I t was late in the summer of 2021, and Willie Daly, Ireland’s last traditional matchmaker, was hovering in the door-way of a small cottage on a sprawling donkey farm. “You look like a film star,” he called out, pronouncing “film” like “filum”, and inviting me in for tea. He wore mud-spattered trousers tucked into wellies and a stained blue fleece. Artefacts from 50 successful years of uniting over 3,000 happy couples around the world—Daly’s claim—covered every surface: photos, newspaper articles, wedding invitations, letters of intent from young and old. Daly handed me a pen and a sheet of paper. Sidelining amusement, I listed my “preferences for a partner”: Honest, kind, prefers talking to texting, loves nature and reading, has exceptional taste in music… He tucked it into a bulging ledger made of disintegrating leather, held together with a strap of elastic and bits of string. Paper fluttered from the edges. “Now close your eyes and keep both hands on it for seven seconds,” he said, passing the book to me in a ritual so many came to him to perform. “Picture being in love.”
For 10 months, I’d been living alone in tiny quarters on a mountain in the middle of a 600-acre forest. Even the postman avoided the narrow lane that went there. At the nearest village, sheep outnumbered people. The rugged wilds of County Kerry. A year prior, I’d left New York City, in a headlong leap through which I shed friends I’d outgrown, my PR career in the arts, and a woefully incompatible relationship with a man I loved. Fifteen years of love-hating on a place I’d never meant to settle down in had left me burnt out, brokenhearted, and lost on the path of my own life. All I had wanted was silence. Specifically, the silence of a forest. I’d let that be my compass and, with no other clarity, bought a one-way ticket to a country where I knew no one. After three seasons in isolation, it was my neighbour, Maitiu, who suggested I visit Emerald Isle’s most renowned matchmaker that summer, hours away on the outskirts of rural County Clare. “He’s the custodian of a 160-year-old magic book,” Maitiu had explained to me, “It’s been passed down through a matchmaking bloodline. If you touch it, you’ll be married in a year.”
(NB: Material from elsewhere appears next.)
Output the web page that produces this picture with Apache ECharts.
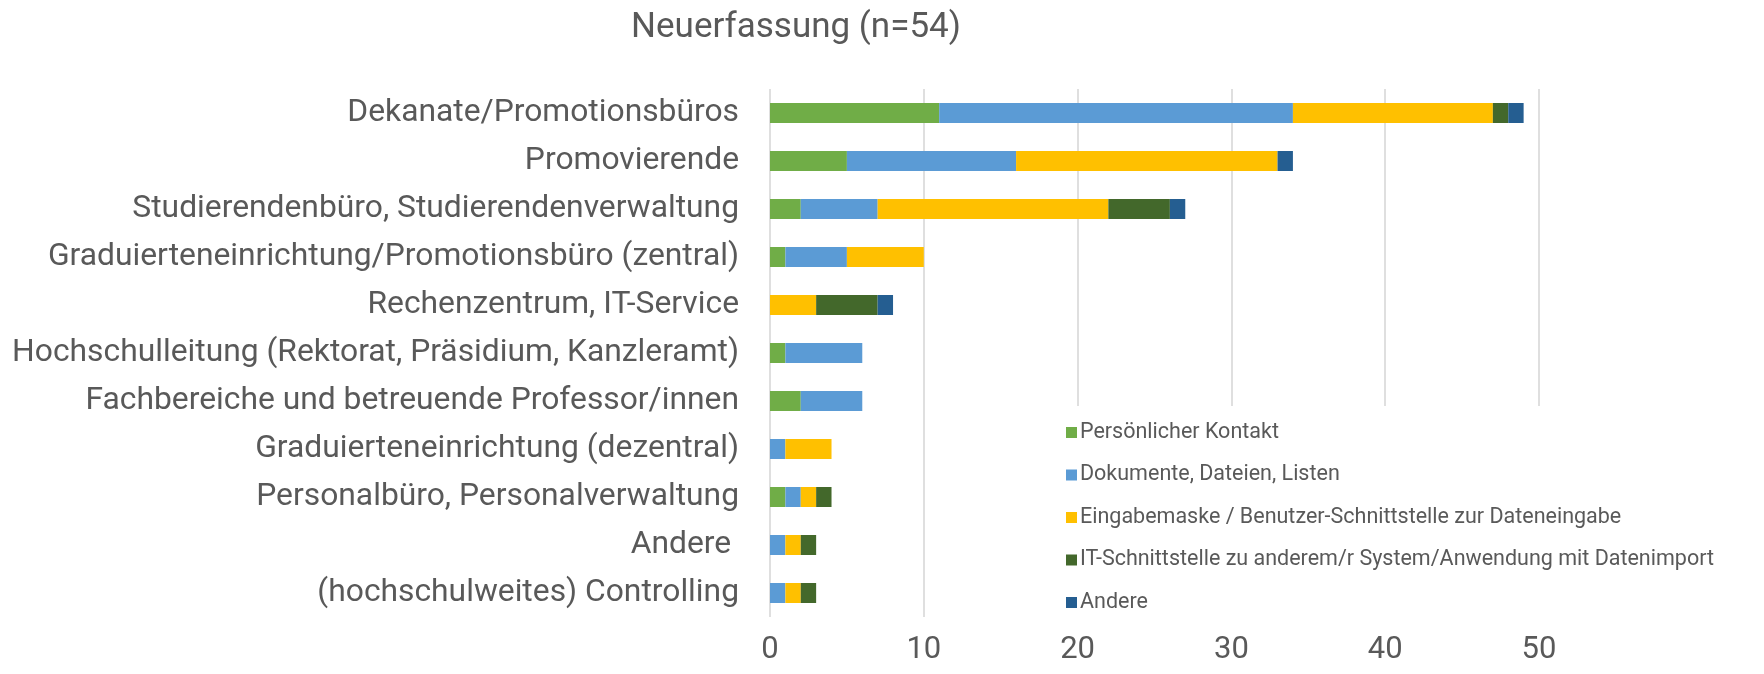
<!DOCTYPE html>
<html>
<head>
<meta charset="utf-8">
<title>Neuerfassung</title>
<script src="https://cdn.jsdelivr.net/npm/echarts@6/dist/echarts.min.js"></script>
<style>
  html, body { margin: 0; padding: 0; background: #fff; }
  #chart { width: 1764px; height: 674px; }
</style>
</head>
<body>
<div id="chart"></div>
<script>
// Kategorien von oben nach unten
const categories = [
  'Dekanate/Promotionsbüros',
  'Promovierende',
  'Studierendenbüro, Studierendenverwaltung',
  'Graduierteneinrichtung/Promotionsbüro (zentral)',
  'Rechenzentrum, IT-Service',
  'Hochschulleitung (Rektorat, Präsidium, Kanzleramt)',
  'Fachbereiche und betreuende Professor/innen',
  'Graduierteneinrichtung (dezentral)',
  'Personalbüro, Personalverwaltung',
  'Andere ',
  '(hochschulweites) Controlling'
]

const seriesNames = [
  'Persönlicher Kontakt',
  'Dokumente, Dateien, Listen',
  'Eingabemaske / Benutzer-Schnittstelle zur Dateneingabe',
  'IT-Schnittstelle zu anderem/r System/Anwendung mit Datenimport',
  'Andere'
]

const persoenlich = [11, 5, 2, 1, 0, 1, 2, 0, 1, 0, 0]
const dokumente = [23, 11, 5, 4, 0, 5, 4, 1, 1, 1, 1]
const eingabemaske = [13, 17, 15, 5, 3, 0, 0, 3, 1, 1, 1]
const itSchnittstelle = [1, 0, 4, 0, 4, 0, 0, 0, 1, 1, 1]
const andere = [1, 1, 1, 0, 1, 0, 0, 0, 0, 0, 0]

const xTicks = [0, 10, 20, 30, 40, 50]

const colors = ['#70AD47', '#5B9BD5', '#FFC000', '#43682B', '#255E91']
const values = [persoenlich, dokumente, eingabemaske, itSchnittstelle, andere]

const chart = echarts.init(document.getElementById('chart'))

const option = {
  animation: false,
  color: colors,
  textStyle: { fontFamily: 'Roboto' },
  title: {
    text: 'Neuerfassung (n=54)',
    left: 791,
    top: 6,
    textAlign: 'center',
    textStyle: { fontSize: 35, fontWeight: 'normal', color: '#595959', fontFamily: 'Roboto' }
  },
  legend: {
    orient: 'vertical',
    left: 1062,
    top: 406,
    padding: [14, 10, 4, 4],
    backgroundColor: '#fff',
    itemWidth: 11,
    itemHeight: 11,
    itemGap: 17.5,
    icon: 'rect',
    data: seriesNames,
    textStyle: { fontSize: 21.5, color: '#595959', lineHeight: 25, padding: [0, 0, 0, -2] }
  },
  grid: {
    left: 770,
    right: 225,
    top: 89,
    bottom: 57,
    containLabel: false
  },
  xAxis: {
    type: 'value',
    min: xTicks[0],
    max: xTicks[xTicks.length - 1],
    interval: 10,
    axisLine: { show: false },
    axisTick: { show: false },
    axisLabel: { fontSize: 31, color: '#595959', margin: 18 },
    splitLine: { lineStyle: { color: '#d4d4d4', width: 1.5 } }
  },
  yAxis: {
    type: 'category',
    inverse: true,
    data: categories,
    axisLine: { show: false },
    axisTick: { show: false },
    axisLabel: { fontSize: 31.8, color: '#595959', margin: 31 }
  },
  series: seriesNames.map((name, i) => ({
    name: name,
    type: 'bar',
    stack: 'total',
    barWidth: 20,
    data: values[i],
    itemStyle: { color: colors[i] }
  }))
}

chart.setOption(option)
</script>
</body>
</html>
Practice swipes on a friend’s Bumble years back had offered up a sweat-covered guy wearing nothing but underwear and a Santa hat and a man who liked to bury himself in piles of stuffed animals and women’s shoes. Supernatural alternatives seemed preferable. So I sent a wry email that very evening. The matchmaker responded a few hours later: “I’ll be delighted to assist you in finding love.” What that looked like was an influx of calls from suitors between 7 and 9pm over the coming weeks. “They’ll be a bit shy,” he’d warned of his Irish male clientele. “They aren’t used to girls who aren’t their mothers, but they’ll have a bit of land.” There was a sheep farmer, a blacksmith, a race car aficionado, and a bus driver who liked “social dancing” and claimed to be 39 but was definitely in his 70s. The matchmaker’s own son, a recently divorced pig farmer, asked me to drive hours to meet him. “Would you want your daughter travelling alone to meet a strange man in a foreign country?” I’d asked. My sense of humour evaporated in provincial mores so disparate from my own.
In the months following, other suitors seemed to materialise. I’d told almost no one about my appointment with the matchmaker, but potential partners came to me from all directions. A police officer invited me to the pub; I met a doctor in line at a bookshop in a nearby town and a photographer in a national park. Friends from home suddenly believed we were destined to be lovers. Exes, including the incompatible one, re-emerged, claiming to have changed enough to merit another chance. Maybe something had alchemised with my pilgrimage to the matchmaker’s farm, I started to consider. Or perhaps it was the result of another shift. During that time in Ireland, I watched a sunrise in the forest and swam in the icy stream behind my house. I celebrated Midsummer around a bonfire with traditional music and new friends near standing stones, beneath a towering Lebanese cedar tree.
I was learning things that seemed inherent to the rural Irish: how to stay open to the mystical, connected to nature, and be at peace with potent in-betweens. Their ancestors, animist Celts, believed that time spent in nature brought insight and grace, and viewed forests as necessary to wellness. I didn’t know that then, but somehow, the land was teaching me something. I met my partner in early winter—four months after meeting the matchmaker—a set-up arranged by friends. I couldn’t believe we had identical tattoos in the same spot on our dominant hands. As we got to know each other, more synchronicities unfolded in ways that could only seem conjured. Among them, he’d left Los Angeles to be closer to nature near his hometown in the Highlands of Scotland, and had spent two years alone in the mountains there. We’d been walking from opposite ends of the same path, until we started on a new one together. Within the year since I held the matchmaker’s book, we decided to get married.